Exercise instructions: Restate the whole listing word for word. Pictures are left out.
>> start
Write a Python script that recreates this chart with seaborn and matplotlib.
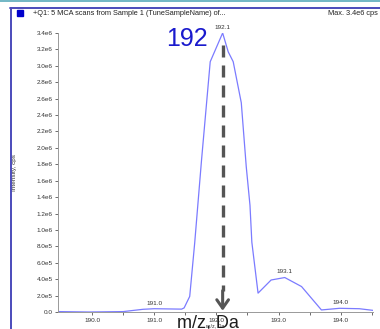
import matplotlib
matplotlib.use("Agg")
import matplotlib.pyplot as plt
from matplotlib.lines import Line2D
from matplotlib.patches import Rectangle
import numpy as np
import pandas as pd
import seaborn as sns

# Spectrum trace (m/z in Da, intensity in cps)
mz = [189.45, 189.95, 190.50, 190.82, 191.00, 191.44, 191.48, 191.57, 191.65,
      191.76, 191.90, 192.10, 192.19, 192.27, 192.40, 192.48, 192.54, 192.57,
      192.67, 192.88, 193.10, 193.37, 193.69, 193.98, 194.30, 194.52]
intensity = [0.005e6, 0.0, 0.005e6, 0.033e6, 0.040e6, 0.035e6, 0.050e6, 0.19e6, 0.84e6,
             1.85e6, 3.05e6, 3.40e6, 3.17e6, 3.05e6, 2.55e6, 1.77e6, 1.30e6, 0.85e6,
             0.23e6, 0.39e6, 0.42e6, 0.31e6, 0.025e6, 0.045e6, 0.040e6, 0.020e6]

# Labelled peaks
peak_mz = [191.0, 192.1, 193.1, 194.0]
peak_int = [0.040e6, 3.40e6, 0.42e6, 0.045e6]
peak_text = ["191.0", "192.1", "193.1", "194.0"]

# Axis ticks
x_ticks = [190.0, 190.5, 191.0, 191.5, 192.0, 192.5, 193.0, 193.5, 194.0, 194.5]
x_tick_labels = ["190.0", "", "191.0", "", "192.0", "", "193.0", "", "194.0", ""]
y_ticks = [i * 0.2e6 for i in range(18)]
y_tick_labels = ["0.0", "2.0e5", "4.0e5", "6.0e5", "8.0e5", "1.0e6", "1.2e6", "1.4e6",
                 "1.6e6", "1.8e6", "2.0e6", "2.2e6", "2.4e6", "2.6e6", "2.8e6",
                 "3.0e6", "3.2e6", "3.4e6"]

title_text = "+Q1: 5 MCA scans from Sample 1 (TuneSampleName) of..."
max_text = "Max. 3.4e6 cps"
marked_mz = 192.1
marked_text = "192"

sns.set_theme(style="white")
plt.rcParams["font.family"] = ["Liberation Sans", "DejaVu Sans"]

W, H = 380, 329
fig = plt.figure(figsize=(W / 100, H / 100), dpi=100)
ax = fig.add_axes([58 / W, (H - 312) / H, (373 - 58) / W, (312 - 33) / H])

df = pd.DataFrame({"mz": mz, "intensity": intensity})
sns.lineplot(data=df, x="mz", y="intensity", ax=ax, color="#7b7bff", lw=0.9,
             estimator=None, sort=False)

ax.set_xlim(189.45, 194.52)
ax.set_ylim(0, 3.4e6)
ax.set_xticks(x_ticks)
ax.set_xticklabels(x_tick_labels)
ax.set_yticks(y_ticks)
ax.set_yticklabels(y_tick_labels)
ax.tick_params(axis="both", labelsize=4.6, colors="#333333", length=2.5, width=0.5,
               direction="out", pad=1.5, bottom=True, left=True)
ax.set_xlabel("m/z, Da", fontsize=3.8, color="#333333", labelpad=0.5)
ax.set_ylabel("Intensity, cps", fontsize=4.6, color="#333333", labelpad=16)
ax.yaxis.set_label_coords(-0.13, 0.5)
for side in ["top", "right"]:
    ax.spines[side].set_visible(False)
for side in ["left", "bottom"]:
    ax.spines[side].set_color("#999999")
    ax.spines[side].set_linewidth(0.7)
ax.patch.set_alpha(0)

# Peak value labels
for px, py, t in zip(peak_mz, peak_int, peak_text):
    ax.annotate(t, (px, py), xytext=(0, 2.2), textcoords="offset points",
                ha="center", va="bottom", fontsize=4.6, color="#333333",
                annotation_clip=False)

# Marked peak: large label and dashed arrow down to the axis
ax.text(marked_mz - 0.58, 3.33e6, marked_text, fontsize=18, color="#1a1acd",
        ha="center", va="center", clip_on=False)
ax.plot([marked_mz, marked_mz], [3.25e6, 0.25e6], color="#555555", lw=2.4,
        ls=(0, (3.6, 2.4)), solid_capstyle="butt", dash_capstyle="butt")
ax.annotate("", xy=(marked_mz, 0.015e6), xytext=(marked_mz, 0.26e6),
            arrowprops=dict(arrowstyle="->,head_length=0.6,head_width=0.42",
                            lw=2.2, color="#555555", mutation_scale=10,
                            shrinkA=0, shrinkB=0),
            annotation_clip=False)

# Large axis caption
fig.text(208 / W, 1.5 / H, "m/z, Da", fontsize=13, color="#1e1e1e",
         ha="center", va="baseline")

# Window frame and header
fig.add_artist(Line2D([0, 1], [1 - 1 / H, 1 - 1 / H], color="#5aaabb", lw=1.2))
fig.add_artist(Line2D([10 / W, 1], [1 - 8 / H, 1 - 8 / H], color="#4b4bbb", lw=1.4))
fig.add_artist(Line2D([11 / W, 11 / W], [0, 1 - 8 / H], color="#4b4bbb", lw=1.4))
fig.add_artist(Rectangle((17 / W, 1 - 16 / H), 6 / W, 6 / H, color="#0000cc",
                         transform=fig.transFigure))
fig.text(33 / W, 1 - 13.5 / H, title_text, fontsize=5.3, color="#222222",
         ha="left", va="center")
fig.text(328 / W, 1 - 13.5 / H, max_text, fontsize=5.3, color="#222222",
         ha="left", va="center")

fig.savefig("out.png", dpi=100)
>> end
Result of the task:
Write a Python script that recreates this chart with seaborn and matplotlib.
import matplotlib
matplotlib.use("Agg")
import matplotlib.pyplot as plt
from matplotlib.lines import Line2D
from matplotlib.patches import Rectangle
import numpy as np
import pandas as pd
import seaborn as sns

# Spectrum trace (m/z in Da, intensity in cps)
mz = [189.45, 189.95, 190.50, 190.82, 191.00, 191.44, 191.48, 191.57, 191.65,
      191.76, 191.90, 192.10, 192.19, 192.27, 192.40, 192.48, 192.54, 192.57,
      192.67, 192.88, 193.10, 193.37, 193.69, 193.98, 194.30, 194.52]
intensity = [0.005e6, 0.0, 0.005e6, 0.033e6, 0.040e6, 0.035e6, 0.050e6, 0.19e6, 0.84e6,
             1.85e6, 3.05e6, 3.40e6, 3.17e6, 3.05e6, 2.55e6, 1.77e6, 1.30e6, 0.85e6,
             0.23e6, 0.39e6, 0.42e6, 0.31e6, 0.025e6, 0.045e6, 0.040e6, 0.020e6]

# Labelled peaks
peak_mz = [191.0, 192.1, 193.1, 194.0]
peak_int = [0.040e6, 3.40e6, 0.42e6, 0.045e6]
peak_text = ["191.0", "192.1", "193.1", "194.0"]

# Axis ticks
x_ticks = [190.0, 190.5, 191.0, 191.5, 192.0, 192.5, 193.0, 193.5, 194.0, 194.5]
x_tick_labels = ["190.0", "", "191.0", "", "192.0", "", "193.0", "", "194.0", ""]
y_ticks = [i * 0.2e6 for i in range(18)]
y_tick_labels = ["0.0", "2.0e5", "4.0e5", "6.0e5", "8.0e5", "1.0e6", "1.2e6", "1.4e6",
                 "1.6e6", "1.8e6", "2.0e6", "2.2e6", "2.4e6", "2.6e6", "2.8e6",
                 "3.0e6", "3.2e6", "3.4e6"]

title_text = "+Q1: 5 MCA scans from Sample 1 (TuneSampleName) of..."
max_text = "Max. 3.4e6 cps"
marked_mz = 192.1
marked_text = "192"

sns.set_theme(style="white")
plt.rcParams["font.family"] = ["Liberation Sans", "DejaVu Sans"]

W, H = 380, 329
fig = plt.figure(figsize=(W / 100, H / 100), dpi=100)
ax = fig.add_axes([58 / W, (H - 312) / H, (373 - 58) / W, (312 - 33) / H])

df = pd.DataFrame({"mz": mz, "intensity": intensity})
sns.lineplot(data=df, x="mz", y="intensity", ax=ax, color="#7b7bff", lw=0.9,
             estimator=None, sort=False)

ax.set_xlim(189.45, 194.52)
ax.set_ylim(0, 3.4e6)
ax.set_xticks(x_ticks)
ax.set_xticklabels(x_tick_labels)
ax.set_yticks(y_ticks)
ax.set_yticklabels(y_tick_labels)
ax.tick_params(axis="both", labelsize=4.6, colors="#333333", length=2.5, width=0.5,
               direction="out", pad=1.5, bottom=True, left=True)
ax.set_xlabel("m/z, Da", fontsize=3.8, color="#333333", labelpad=0.5)
ax.set_ylabel("Intensity, cps", fontsize=4.6, color="#333333", labelpad=16)
ax.yaxis.set_label_coords(-0.13, 0.5)
for side in ["top", "right"]:
    ax.spines[side].set_visible(False)
for side in ["left", "bottom"]:
    ax.spines[side].set_color("#999999")
    ax.spines[side].set_linewidth(0.7)
ax.patch.set_alpha(0)

# Peak value labels
for px, py, t in zip(peak_mz, peak_int, peak_text):
    ax.annotate(t, (px, py), xytext=(0, 2.2), textcoords="offset points",
                ha="center", va="bottom", fontsize=4.6, color="#333333",
                annotation_clip=False)

# Marked peak: large label and dashed arrow down to the axis
ax.text(marked_mz - 0.58, 3.33e6, marked_text, fontsize=18, color="#1a1acd",
        ha="center", va="center", clip_on=False)
ax.plot([marked_mz, marked_mz], [3.25e6, 0.25e6], color="#555555", lw=2.4,
        ls=(0, (3.6, 2.4)), solid_capstyle="butt", dash_capstyle="butt")
ax.annotate("", xy=(marked_mz, 0.015e6), xytext=(marked_mz, 0.26e6),
            arrowprops=dict(arrowstyle="->,head_length=0.6,head_width=0.42",
                            lw=2.2, color="#555555", mutation_scale=10,
                            shrinkA=0, shrinkB=0),
            annotation_clip=False)

# Large axis caption
fig.text(208 / W, 1.5 / H, "m/z, Da", fontsize=13, color="#1e1e1e",
         ha="center", va="baseline")

# Window frame and header
fig.add_artist(Line2D([0, 1], [1 - 1 / H, 1 - 1 / H], color="#5aaabb", lw=1.2))
fig.add_artist(Line2D([10 / W, 1], [1 - 8 / H, 1 - 8 / H], color="#4b4bbb", lw=1.4))
fig.add_artist(Line2D([11 / W, 11 / W], [0, 1 - 8 / H], color="#4b4bbb", lw=1.4))
fig.add_artist(Rectangle((17 / W, 1 - 16 / H), 6 / W, 6 / H, color="#0000cc",
                         transform=fig.transFigure))
fig.text(33 / W, 1 - 13.5 / H, title_text, fontsize=5.3, color="#222222",
         ha="left", va="center")
fig.text(328 / W, 1 - 13.5 / H, max_text, fontsize=5.3, color="#222222",
         ha="left", va="center")

fig.savefig("out.png", dpi=100)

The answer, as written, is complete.